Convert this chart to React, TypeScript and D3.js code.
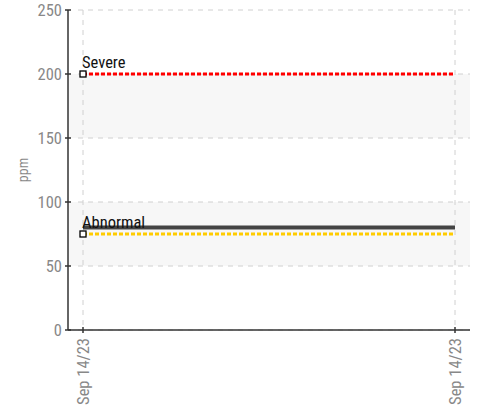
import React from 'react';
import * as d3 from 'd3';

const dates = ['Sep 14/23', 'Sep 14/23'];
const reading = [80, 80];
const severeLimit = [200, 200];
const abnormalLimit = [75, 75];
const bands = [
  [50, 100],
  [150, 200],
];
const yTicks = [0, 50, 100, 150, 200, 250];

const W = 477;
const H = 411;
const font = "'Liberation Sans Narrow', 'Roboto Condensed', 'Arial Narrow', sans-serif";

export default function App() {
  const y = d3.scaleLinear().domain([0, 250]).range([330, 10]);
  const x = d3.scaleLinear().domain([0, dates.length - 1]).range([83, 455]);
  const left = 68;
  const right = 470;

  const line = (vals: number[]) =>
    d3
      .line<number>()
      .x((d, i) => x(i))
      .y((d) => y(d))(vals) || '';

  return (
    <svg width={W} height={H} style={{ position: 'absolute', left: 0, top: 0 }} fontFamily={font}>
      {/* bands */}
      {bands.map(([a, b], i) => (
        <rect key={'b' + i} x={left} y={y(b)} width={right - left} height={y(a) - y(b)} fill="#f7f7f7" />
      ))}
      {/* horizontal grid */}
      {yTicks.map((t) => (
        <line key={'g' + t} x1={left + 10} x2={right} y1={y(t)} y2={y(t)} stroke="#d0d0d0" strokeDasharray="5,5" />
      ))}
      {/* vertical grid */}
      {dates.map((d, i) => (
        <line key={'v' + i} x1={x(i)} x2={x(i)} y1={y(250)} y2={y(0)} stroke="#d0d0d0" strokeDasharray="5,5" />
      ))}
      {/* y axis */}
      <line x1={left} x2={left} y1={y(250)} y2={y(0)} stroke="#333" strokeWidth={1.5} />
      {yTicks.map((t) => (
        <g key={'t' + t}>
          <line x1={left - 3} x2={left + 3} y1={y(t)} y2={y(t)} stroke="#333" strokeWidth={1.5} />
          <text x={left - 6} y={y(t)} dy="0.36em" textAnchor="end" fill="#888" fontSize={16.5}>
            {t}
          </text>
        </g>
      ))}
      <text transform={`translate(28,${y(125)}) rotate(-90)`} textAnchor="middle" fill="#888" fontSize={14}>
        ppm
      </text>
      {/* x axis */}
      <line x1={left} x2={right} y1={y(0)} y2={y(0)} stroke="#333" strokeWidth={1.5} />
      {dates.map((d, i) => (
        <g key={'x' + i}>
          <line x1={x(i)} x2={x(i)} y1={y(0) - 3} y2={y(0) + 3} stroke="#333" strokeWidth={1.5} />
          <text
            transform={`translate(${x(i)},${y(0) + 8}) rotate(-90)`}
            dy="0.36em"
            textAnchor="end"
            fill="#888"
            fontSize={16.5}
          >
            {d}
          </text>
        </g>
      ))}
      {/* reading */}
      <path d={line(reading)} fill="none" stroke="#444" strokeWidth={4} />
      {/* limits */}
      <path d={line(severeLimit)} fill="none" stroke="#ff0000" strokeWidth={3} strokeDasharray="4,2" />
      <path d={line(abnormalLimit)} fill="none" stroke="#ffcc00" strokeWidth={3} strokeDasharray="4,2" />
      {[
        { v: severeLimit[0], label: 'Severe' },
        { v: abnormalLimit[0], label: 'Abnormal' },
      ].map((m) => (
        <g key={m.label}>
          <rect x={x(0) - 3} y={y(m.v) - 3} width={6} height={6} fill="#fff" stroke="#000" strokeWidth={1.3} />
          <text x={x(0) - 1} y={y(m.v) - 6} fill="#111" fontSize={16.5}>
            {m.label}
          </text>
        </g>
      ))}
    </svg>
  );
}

————

Write out each line of the listing above, exactly, from its first line to the line holding "const yTicks = [0, 50, 100, 150, 200, 250];", inclusive. Skip the pictures.

Convert this chart to React, TypeScript and D3.js code.
import React from 'react';
import * as d3 from 'd3';

const dates = ['Sep 14/23', 'Sep 14/23'];
const reading = [80, 80];
const severeLimit = [200, 200];
const abnormalLimit = [75, 75];
const bands = [
  [50, 100],
  [150, 200],
];
const yTicks = [0, 50, 100, 150, 200, 250];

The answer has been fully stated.